Łomża Vive Kielce wykorzystała przerwę na leczenie urazów. Kto nie zagra w najbliższych meczach?
Jeszcze przed pauzą na mecze reprezentacji w kieleckim klubie panował „mały szpital”. Dziś mistrzowie Polski informują, że praktycznie wszyscy zawodnicy są do dyspozycji trenera Tałanta Dujszebajewa.
Tuż przed przerwą urazów nabawili się Arkadiusz Moryto, Szymon Sićko oraz Nicolas Tournat. Z tego grona tylko francuz wyjechał na zgrupowanie, ale nie wystąpił w żadnym meczu towarzyskim. – Nico wrócił do Kielc praktycznie już zdrowy. Obrzęk jego łokcia wyraźnie się zmniejszył – informuje Tomasz Mgłosiek, klubowy fizjoterapeuta.
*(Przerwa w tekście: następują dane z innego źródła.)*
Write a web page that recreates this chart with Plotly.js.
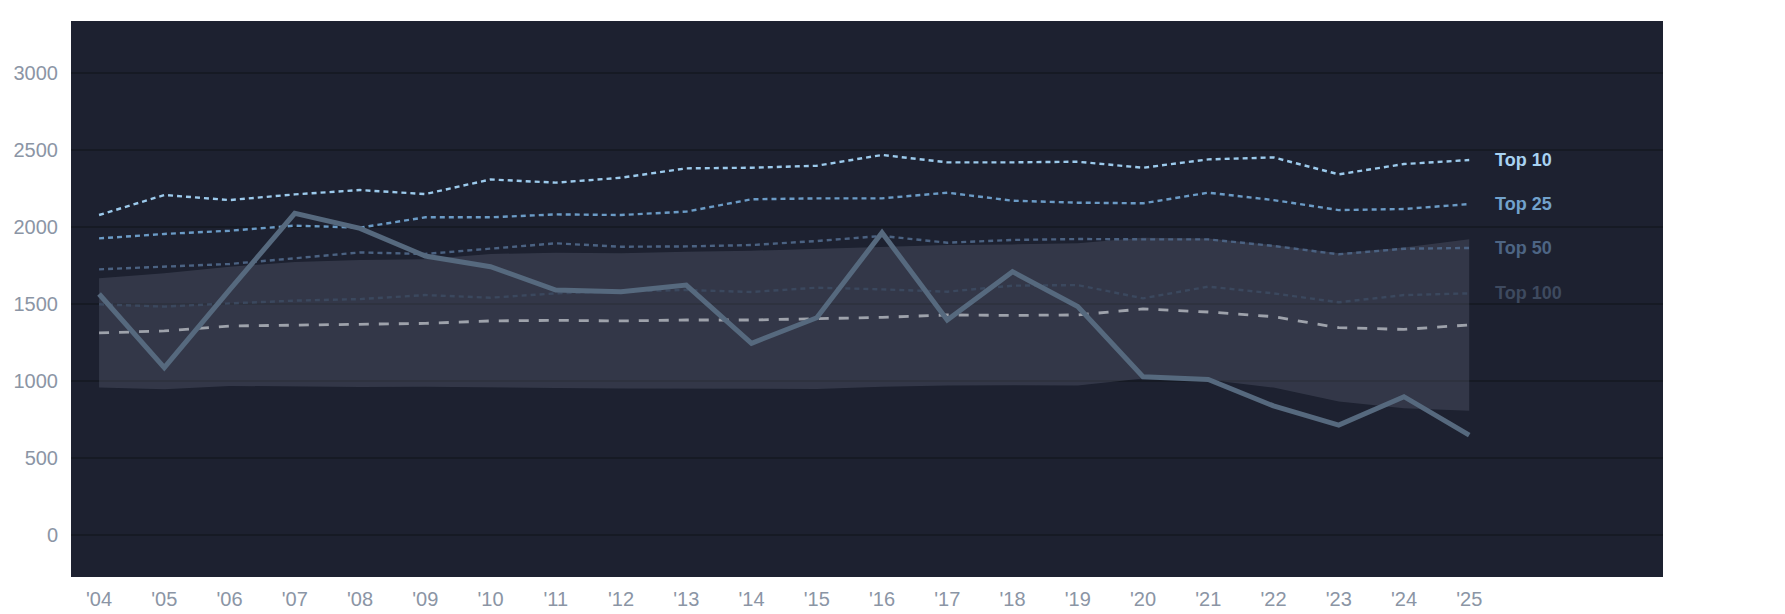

– Także z łokciem problem ma Szymon, który jeszcze jest w reżimie ochronnym, czyli nie rzuca zbyt często i za mocno. Poza tym ruchem, wszystkie ćwiczenia wykonuje zgodnie z planem treningowym. Arek do pełnych treningów dołączył dopiero pod koniec tygodnia, ale od tego momentu nie zgłaszał już żadnych negatywnych informacji – dodaje.
Grupowania opuścili też Alex Dujshebaev oraz Igor Karacić, który ostatnie dwa tygodnie spędzili w stolicy województwa świętokrzyskiego. – W obu przypadkach mówimy o urazach okolic pachwiny. Od dłuższego czasu obaj zgłaszali ból, dlatego zapadła decyzja, by dać im trochę wolnego. Niestety, te problemy nie znikną. Ich styl gry, oparty na wielu zwodach, powoduje przeciążenia, które się kumulują – zwraca uwagę Mgłosiek.
W przypadku Karacicia i Dujshebaeva dwa tygodnie przerwy pozwoliły na odpoczynek i regenerację. Fizjoterapeuci stosują strategię zachowawczą licząc, że ból zmaleje do minimum.
Wciąż do zdrowia wraca Daniel Dujshebaev, który powinien być gotowy za kilka tygodni. – Większy problem występuje obecnie jedynie u Sigvaldiego Gudjonssona. Islandczyk ma przeciążone ścięgno Achillesa i trenuje indywidualnie. Ostrożnie dobieramy mu obciążenia, bo chcemy, żeby był gotowy na Barcelonę. To jedyny zawodnik, który ostatnio wypadł z normalnego rytmu treningowego – informuje Tomasz Mgłosiek.